Pan był z Józefem i dlatego wiodło mu się dobrze (Rdz 39,2). Autor księgi jest przekonany, że Bóg opiekuje się Józefem i czuwa nad jego losem. W interpretacji katechetycznej takie spojrzenie jest nadal aktualne. Można odczytać, że Bóg rozdziela łaski nierównomiernie. To z kolei kłóci się z definicją Boga, jako Istoty doskonałej i sprawiedliwej. Jaka jest więc prawda? Otóż, Bóg udziela łaski wszystkim jednakowo, natomiast siła łaski zależy od postawy odbierającego. Kto bardziej otwiera się na Boga, tym bardziej może z łaski Pana skorzystać. Józef wychowany w duchu miłości do Boga jest otwarty i szczery względem Stwórcy. Podobnie Jezus był otwarty na Boga, dlatego Józefa uważa się za biblijny typ Chrystusa.
W dalszym tekście pokazany jest piękny przykład lojalności. Żona Potifara kusi Józefa swoimi wdziękami. Józef, choć był zdrowym, urodziwym młodzieńcem, z racji szacunku do gospodarza Potifara nie ulega jej pokusom. Spotyka go surowa kara przez zawiedzioną kobietę. Większość kobiet w takiej sytuacji czują się poniżone i zdolne są do zemsty. Potifar daje wiarę swojej żonie i Józef zostaje wtrącony do więzienia.

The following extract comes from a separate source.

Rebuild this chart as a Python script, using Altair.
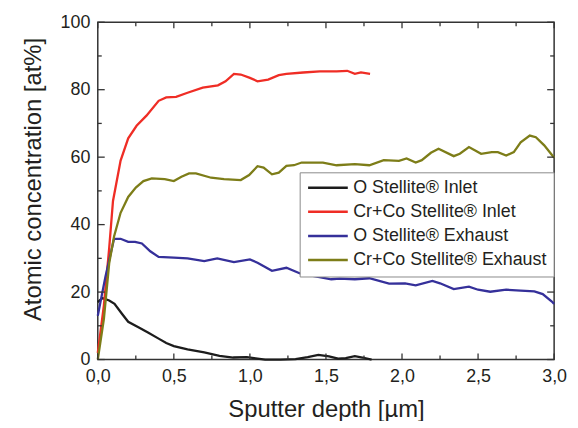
import altair as alt
import pandas as pd

# ---- data ----
series_names = ["O Stellite® Inlet", "Cr+Co Stellite® Inlet",
                "O Stellite® Exhaust", "Cr+Co Stellite® Exhaust"]
series_colors = ["#1c1c1c", "#ef2d25", "#35309a", "#7d7d18"]

o_inlet_x = [0, 0.03, 0.075, 0.11, 0.16, 0.2, 0.27, 0.33, 0.4, 0.45, 0.5, 0.59, 0.7, 0.8,
             0.89, 0.98, 1.05, 1.1, 1.2, 1.3, 1.38, 1.45, 1.52, 1.58, 1.63, 1.69, 1.74, 1.80]
o_inlet_y = [17, 18.2, 17.5, 16.5, 13.5, 11.2, 9.5, 8.0, 6.2, 4.9, 4.0, 3.0, 2.1, 1.1,
             0.6, 0.7, 0.3, 0.0, 0.0, 0.1, 0.7, 1.4, 0.9, 0.3, 0.4, 1.0, 0.6, 0.0]

crco_inlet_x = [0, 0.04, 0.075, 0.1, 0.15, 0.2, 0.255, 0.32, 0.4, 0.45, 0.515, 0.59, 0.69,
                0.79, 0.84, 0.895, 0.94, 1.0, 1.05, 1.12, 1.19, 1.24, 1.35, 1.46, 1.57, 1.64,
                1.69, 1.73, 1.79]
crco_inlet_y = [2, 16, 33, 47, 59, 65.6, 69.3, 72.3, 76.7, 77.7, 77.9, 79.1, 80.6,
                81.3, 82.5, 84.7, 84.5, 83.5, 82.5, 83, 84.3, 84.7, 85.1, 85.4, 85.4, 85.6,
                84.7, 85.1, 84.7]

o_exh_x = [0, 0.05, 0.107, 0.15, 0.2, 0.245, 0.29, 0.345, 0.4, 0.5, 0.59, 0.7, 0.785, 0.895,
           1.0, 1.05, 1.145, 1.24, 1.33, 1.44, 1.535, 1.59, 1.69, 1.785, 1.915, 2.02, 2.09,
           2.2, 2.25, 2.34, 2.44, 2.5, 2.58, 2.685, 2.78, 2.87, 2.925, 2.985, 3.0]
o_exh_y = [13, 24.5, 35.8, 35.8, 34.9, 34.9, 34.4, 32.1, 30.4, 30.2, 30, 29.2, 30, 28.9,
           29.7, 28.7, 26.3, 27.2, 25.5, 24.6, 23.8, 24, 23.8, 24.1, 22.5, 22.6, 22,
           23.3, 22.6, 20.9, 21.6, 20.7, 20.1, 20.7, 20.4, 20.2, 19.4, 17.2, 16.5]

crco_exh_x = [0, 0.04, 0.075, 0.107, 0.15, 0.2, 0.25, 0.3, 0.355, 0.44, 0.5, 0.55, 0.6, 0.645,
              0.745, 0.83, 0.94, 0.995, 1.05, 1.09, 1.145, 1.19, 1.24, 1.29, 1.34, 1.48, 1.57,
              1.69, 1.785, 1.88, 1.98, 2.03, 2.09, 2.13, 2.19, 2.24, 2.34, 2.38, 2.44, 2.52,
              2.59, 2.63, 2.685, 2.735, 2.78, 2.84, 2.88, 2.935, 3.0]
crco_exh_y = [0, 12, 28.5, 36.5, 43.5, 48.2, 51, 52.9, 53.7, 53.5, 52.9, 54.2, 55.2, 55.2,
              53.9, 53.5, 53.2, 54.7, 57.3, 56.9, 54.9, 55.4, 57.4, 57.6, 58.4, 58.4, 57.6,
              57.9, 57.6, 59.1, 58.9, 59.6, 58.4, 59.1, 61.3, 62.5, 60.3, 61, 63, 61,
              61.5, 61.5, 60.5, 61.5, 64.4, 66.4, 65.9, 63.5, 59.8]

x_major = [0, 0.5, 1.0, 1.5, 2.0, 2.5, 3.0]
x_minor = [0.25, 0.75, 1.25, 1.75, 2.25, 2.75]
y_major = [0, 20, 40, 60, 80, 100]
y_minor = [10, 30, 50, 70, 90]

# ---- build tables ----
rows = []
for name, xs, ys in zip(series_names,
                        [o_inlet_x, crco_inlet_x, o_exh_x, crco_exh_x],
                        [o_inlet_y, crco_inlet_y, o_exh_y, crco_exh_y]):
    for i, (a, b) in enumerate(zip(xs, ys)):
        rows.append({"depth": a, "conc": b, "series": name, "idx": i})
df = pd.DataFrame(rows)

W, H = 460, 340
FONT = "Liberation Sans"
TXT = "#231f20"
FRAME = "#333333"

xscale = alt.Scale(domain=[0, 3], nice=False, zero=False)
yscale = alt.Scale(domain=[0, 100], nice=False)

x_axis = alt.Axis(values=x_major, format=".1f",
                  labelExpr="replace(datum.label, '.', ',')",
                  tickSize=0, domain=False, grid=False, labelPadding=8,
                  labelFlush=False,
                  labelFontSize=18, labelFont=FONT, labelColor=TXT,
                  title="Sputter depth [µm]", titleFontSize=24,
                  titleFont=FONT, titleColor=TXT, titleFontWeight="normal",
                  titleY=50, titleBaseline="middle")
y_axis = alt.Axis(values=y_major, format="d",
                  tickSize=0, domain=False, grid=False, labelPadding=8,
                  labelFlush=False,
                  labelFontSize=18, labelFont=FONT, labelColor=TXT,
                  title="Atomic concentration [at%]", titleFontSize=24,
                  titleFont=FONT, titleColor=TXT, titleFontWeight="normal",
                  titleX=-65, titleY=158, titleAngle=-90,
                  titleBaseline="middle", titleAlign="center")

lines = alt.Chart(df).mark_line(strokeWidth=2.3).encode(
    x=alt.X("depth:Q", scale=xscale, axis=x_axis),
    y=alt.Y("conc:Q", scale=yscale, axis=y_axis),
    color=alt.Color("series:N",
                    scale=alt.Scale(domain=series_names, range=series_colors),
                    legend=alt.Legend(orient="none", legendX=203.5, legendY=151.3,
                                      title=None, symbolType="stroke", symbolSize=1600,
                                      symbolStrokeWidth=2.5, clipHeight=17,
                                      rowPadding=5.3, labelFontSize=18, labelFont=FONT,
                                      labelColor=TXT, labelOffset=4, labelLimit=400,
                                      padding=7, strokeColor="#8a8a8a",
                                      fillColor="white")),
    order="idx:Q",
)

def xticks(vals, length):
    d = pd.DataFrame({"depth": vals})
    bottom = alt.Chart(d).mark_rule(color=FRAME, strokeWidth=1.3).encode(
        x=alt.X("depth:Q", scale=xscale, axis=x_axis),
        y=alt.value(H), y2=alt.value(H - length))
    top = alt.Chart(d).mark_rule(color=FRAME, strokeWidth=1.3).encode(
        x=alt.X("depth:Q", scale=xscale, axis=x_axis),
        y=alt.value(0), y2=alt.value(length))
    return [bottom, top]

def yticks(vals, length):
    d = pd.DataFrame({"conc": vals})
    left = alt.Chart(d).mark_rule(color=FRAME, strokeWidth=1.3).encode(
        y=alt.Y("conc:Q", scale=yscale, axis=y_axis),
        x=alt.value(0), x2=alt.value(length))
    right = alt.Chart(d).mark_rule(color=FRAME, strokeWidth=1.3).encode(
        y=alt.Y("conc:Q", scale=yscale, axis=y_axis),
        x=alt.value(W), x2=alt.value(W - length))
    return [left, right]

tick_layers = xticks(x_major, 6) + xticks(x_minor, 4) + yticks(y_major, 7) + yticks(y_minor, 4)

chart = alt.layer(lines, *tick_layers).properties(
    width=W, height=H,
    autosize="none",
    padding={"left": 90.5, "top": 12.7, "right": 16, "bottom": 60},
    background="white",
).configure_view(stroke=FRAME, strokeWidth=1.5)

chart.save("out.html", embed_options={"renderer": "svg", "actions": False})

Auto zmierza swoim opowiadaniem do uwięzienia Józefa. Mało prawdopodobne, aby Potifar tak urzędowo zadziałał, jak jest opisane. Jak podaje kobieta Józef jedynie chciał swawolić (Rdz 39,17). To zbyt niewielki dowód przestępstwa, aby znaleźć się w więzieniu. Bardziej prawdopodobne byłoby wymierzenie przez Potifara sprawiedliwości po męsku.
Autor powtarza tezę: Pan był z nim okazując mu miłosierdzie (Rdz 39,21). Trzeba przyjąć, że Józef był nieprawdopodobnie komunikatywny, sympatyczny i łatwo zjednywał sobie ludzi. Tym razem zjednał sobie naczelnika więzienia (tamże). Józef, choć był w więzieniu, miał dużą swobodę działania.

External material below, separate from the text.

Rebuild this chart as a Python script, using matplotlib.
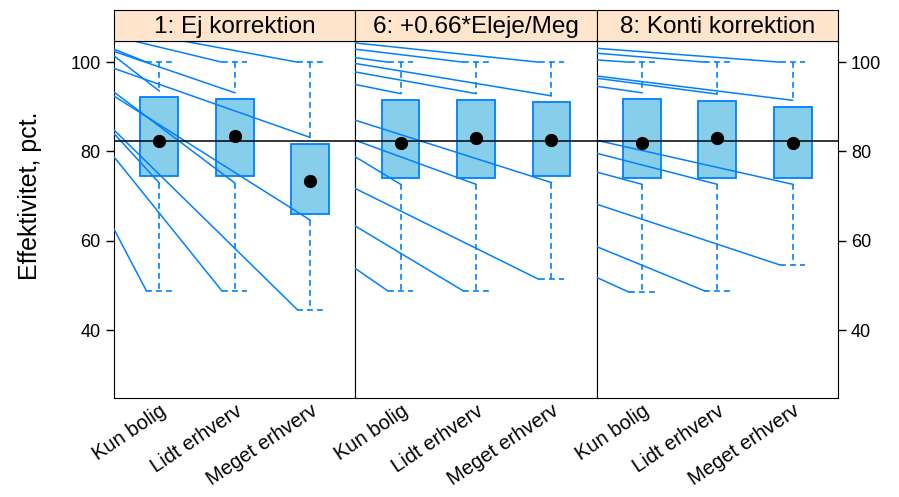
import numpy as np
import matplotlib.pyplot as plt
import matplotlib.transforms as mtransforms
from matplotlib.patches import Rectangle

plt.rcParams['font.family'] = ['Liberation Sans', 'DejaVu Sans']

# ---- data ------------------------------------------------------------------
panels = ['1: Ej korrektion', '6: +0.66*Eleje/Meg', '8: Konti korrektion']
groups = ['Kun bolig', 'Lidt erhverv', 'Meget erhverv']

box_hi = [[92.1, 91.7, 81.7], [91.5, 91.5, 91.0], [91.7, 91.4, 90.0]]
box_lo = [[74.4, 74.4, 66.1], [74.1, 74.1, 74.5], [74.1, 74.1, 74.1]]
medians = [[82.3, 83.4, 73.3], [81.8, 83.1, 82.5], [81.8, 83.1, 81.9]]
whisk_hi = [[100, 100, 100], [100, 100, 100], [100, 100, 100]]
whisk_lo = [[48.8, 48.8, 44.6], [48.8, 48.8, 51.4], [48.5, 48.8, 54.6]]
ref_level = 82.3

# stray whisker lines: value where each one crosses the panel's left edge
lead_cap_hi = [[102.9, 105.8, 107.6], [101.0, 102.9, 104.3], [100.5, 102.0, 103.1]]
lead_inner_hi = [[101.4, 102.4, 98.6], [95.0, 97.8, 99.7], [94.6, 96.4, 96.9]]
lead_inner_lo = [[84.0, 93.3, 92.4], [78.8, 82.5, 87.0], [75.4, 79.6, 82.5]]
lead_cap_lo = [[62.6, 78.8, 84.8], [53.8, 63.3, 71.7], [51.8, 58.7, 68.2]]

# ---- style -----------------------------------------------------------------
blue = '#0080ff'
fill = '#87CEEB'
strip_col = '#FFE5CC'
W, H = 899, 497
x0_px, panel_w = 114, 241.3
top_px, bot_px, strip_top = 40.7, 398, 10
xlim = (0.4, 3.6)
ylim = (24.8, 104.8)
box_w = 0.5
cap_w = 0.17
gap = 1.45

fig = plt.figure(figsize=(W / 100, H / 100), dpi=100)
shift = mtransforms.ScaledTranslation(4 / 72, 0, fig.dpi_scale_trans)

for p in range(3):
    left = (x0_px + p * panel_w) / W
    ax = fig.add_axes([left, (H - bot_px) / H, panel_w / W, (bot_px - top_px) / H])
    sax = fig.add_axes([left, (H - top_px) / H, panel_w / W, (top_px - strip_top) / H])
    sax.set_facecolor(strip_col)
    sax.set_xticks([])
    sax.set_yticks([])
    sax.text(0.5, 0.45, panels[p], ha='center', va='center', fontsize=17.5,
             transform=sax.transAxes)

    ax.set_xlim(*xlim)
    ax.set_ylim(*ylim)
    pos = np.arange(1, 4)

    for i, c in enumerate(pos):
        hi, lo = box_hi[p][i], box_lo[p][i]
        ax.add_patch(Rectangle((c - box_w / 2, lo), box_w, hi - lo,
                               facecolor=fill, edgecolor=blue, lw=1.3, zorder=2))
        dash = dict(color=blue, lw=1.2, dashes=(3.5, 2.5), zorder=3)
        ax.plot([c, c], [whisk_hi[p][i], hi + gap], **dash)
        ax.plot([c, c], [lo - gap, whisk_lo[p][i]], **dash)
        ax.plot([c - cap_w, c + cap_w], [whisk_hi[p][i]] * 2, **dash)
        ax.plot([c - cap_w, c + cap_w], [whisk_lo[p][i]] * 2, **dash)

        solid = dict(color=blue, lw=1.1, zorder=4)
        ax.plot([xlim[0], c - cap_w], [lead_cap_hi[p][i], whisk_hi[p][i]], **solid)
        ax.plot([xlim[0], c], [lead_inner_hi[p][i], hi + gap], **solid)
        ax.plot([xlim[0], c], [lead_inner_lo[p][i], lo - gap], **solid)
        ax.plot([xlim[0], c - cap_w], [lead_cap_lo[p][i], whisk_lo[p][i]], **solid)

    ax.axhline(ref_level, color='black', lw=1.1, zorder=5)
    ax.plot(pos, medians[p], 'o', color='black', ms=8.5, zorder=6)

    ax.set_xticks(pos)
    ax.set_xticklabels(groups, rotation=34, ha='right', va='center',
                       rotation_mode='anchor', fontsize=14.5)
    ax.tick_params(axis='x', length=0, pad=8)
    for lab in ax.get_xticklabels():
        lab.set_transform(lab.get_transform() + shift)

    yt = [40, 60, 80, 100]
    if p == 0:
        ax.set_yticks(yt)
        ax.tick_params(axis='y', direction='out', length=6, width=1, labelsize=13)
    elif p == 2:
        ax.set_yticks(yt)
        ax.yaxis.tick_right()
        ax.tick_params(axis='y', direction='out', length=6, width=1, labelsize=13)
    else:
        ax.set_yticks([])

fig.text(30 / W, 1 - 196 / H, 'Effektivitet, pct.', rotation=90,
         ha='center', va='center', fontsize=18)

fig.savefig('out.png', dpi=100)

W więzieniu, razem z Józefem przebywają: podczaszy faraona i jego piekarz. Józef tłumaczy ich sny, które są niezwykle trafne i przekonywujące. Józef zdobywa sławę. Wieść o jego zdolnościach dociera do samego faraona.
Czy sny mogą przepowiadać przyszłe wydarzenia i losy ludzkie? Nie zwracajcie uwagi na wasze sny, jakie śnicie (Jr 29,8). Kościół jest raczej niechętny temu, żeby przywiązywać wagę do snów. Sam zwalcza wszelkie wróżby, magię, przepowiednie, w tym przepowiednie w snach, wywoływanie duchów, powołując się na grzech przeciw Duchowi Świętemu. Nie jest jednak konsekwentny i czyni wyjątki. Tak jest między innymi w przypadku historii Józefa. Katecheza uważa, że ten konkretny (i wiele innych w Biblii, np. sen proroka Daniela) sen pochodzi od Boga samego. Własne pozytywne doświadczenia nie pozwalają mi ustosunkować się do tej kwestii. Coś jest na rzeczy, choć trzeba zaliczyć to do zjawisk tajemniczych. Być może naukowcy będą mieli kiedyś argumenty przekonywujące.